_Problem requirements_. An exact copy of all the data is required, with pictures left out.

_Information supplied_.
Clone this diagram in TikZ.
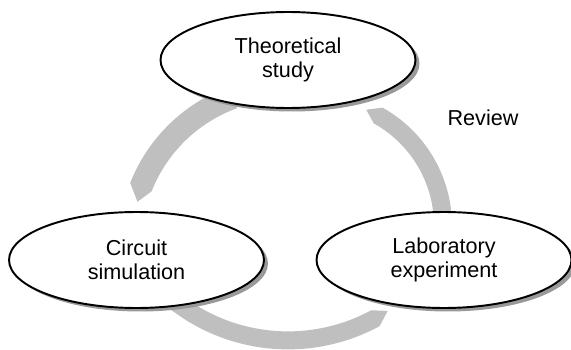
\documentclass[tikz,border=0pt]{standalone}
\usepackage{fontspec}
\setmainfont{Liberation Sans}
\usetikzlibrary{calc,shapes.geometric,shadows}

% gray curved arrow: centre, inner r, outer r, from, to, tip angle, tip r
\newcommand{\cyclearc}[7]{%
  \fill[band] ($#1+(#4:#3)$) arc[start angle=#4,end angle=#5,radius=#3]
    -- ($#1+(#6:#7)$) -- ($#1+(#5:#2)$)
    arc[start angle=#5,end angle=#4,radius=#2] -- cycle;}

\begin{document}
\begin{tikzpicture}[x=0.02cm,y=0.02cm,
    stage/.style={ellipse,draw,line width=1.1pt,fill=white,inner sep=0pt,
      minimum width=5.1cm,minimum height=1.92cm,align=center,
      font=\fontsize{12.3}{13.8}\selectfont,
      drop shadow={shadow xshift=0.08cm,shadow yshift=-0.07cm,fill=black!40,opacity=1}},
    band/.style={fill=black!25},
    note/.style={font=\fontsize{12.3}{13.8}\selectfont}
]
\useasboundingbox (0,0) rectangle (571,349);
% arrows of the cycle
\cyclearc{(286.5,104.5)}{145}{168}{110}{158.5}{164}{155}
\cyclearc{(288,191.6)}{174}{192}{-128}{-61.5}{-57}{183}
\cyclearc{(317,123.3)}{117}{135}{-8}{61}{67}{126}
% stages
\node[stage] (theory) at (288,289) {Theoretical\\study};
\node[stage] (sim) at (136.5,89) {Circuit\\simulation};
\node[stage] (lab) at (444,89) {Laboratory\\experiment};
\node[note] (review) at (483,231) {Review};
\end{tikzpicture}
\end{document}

_Exercise output_.
Clone this diagram in TikZ.
\documentclass[tikz,border=0pt]{standalone}
\usepackage{fontspec}
\setmainfont{Liberation Sans}
\usetikzlibrary{calc,shapes.geometric,shadows}

% gray curved arrow: centre, inner r, outer r, from, to, tip angle, tip r
\newcommand{\cyclearc}[7]{%
  \fill[band] ($#1+(#4:#3)$) arc[start angle=#4,end angle=#5,radius=#3]
    -- ($#1+(#6:#7)$) -- ($#1+(#5:#2)$)
    arc[start angle=#5,end angle=#4,radius=#2] -- cycle;}

\begin{document}
\begin{tikzpicture}[x=0.02cm,y=0.02cm,
    stage/.style={ellipse,draw,line width=1.1pt,fill=white,inner sep=0pt,
      minimum width=5.1cm,minimum height=1.92cm,align=center,
      font=\fontsize{12.3}{13.8}\selectfont,
      drop shadow={shadow xshift=0.08cm,shadow yshift=-0.07cm,fill=black!40,opacity=1}},
    band/.style={fill=black!25},
    note/.style={font=\fontsize{12.3}{13.8}\selectfont}
]
\useasboundingbox (0,0) rectangle (571,349);
% arrows of the cycle
\cyclearc{(286.5,104.5)}{145}{168}{110}{158.5}{164}{155}
\cyclearc{(288,191.6)}{174}{192}{-128}{-61.5}{-57}{183}
\cyclearc{(317,123.3)}{117}{135}{-8}{61}{67}{126}
% stages
\node[stage] (theory) at (288,289) {Theoretical\\study};
\node[stage] (sim) at (136.5,89) {Circuit\\simulation};
\node[stage] (lab) at (444,89) {Laboratory\\experiment};
\node[note] (review) at (483,231) {Review};
\end{tikzpicture}
\end{document}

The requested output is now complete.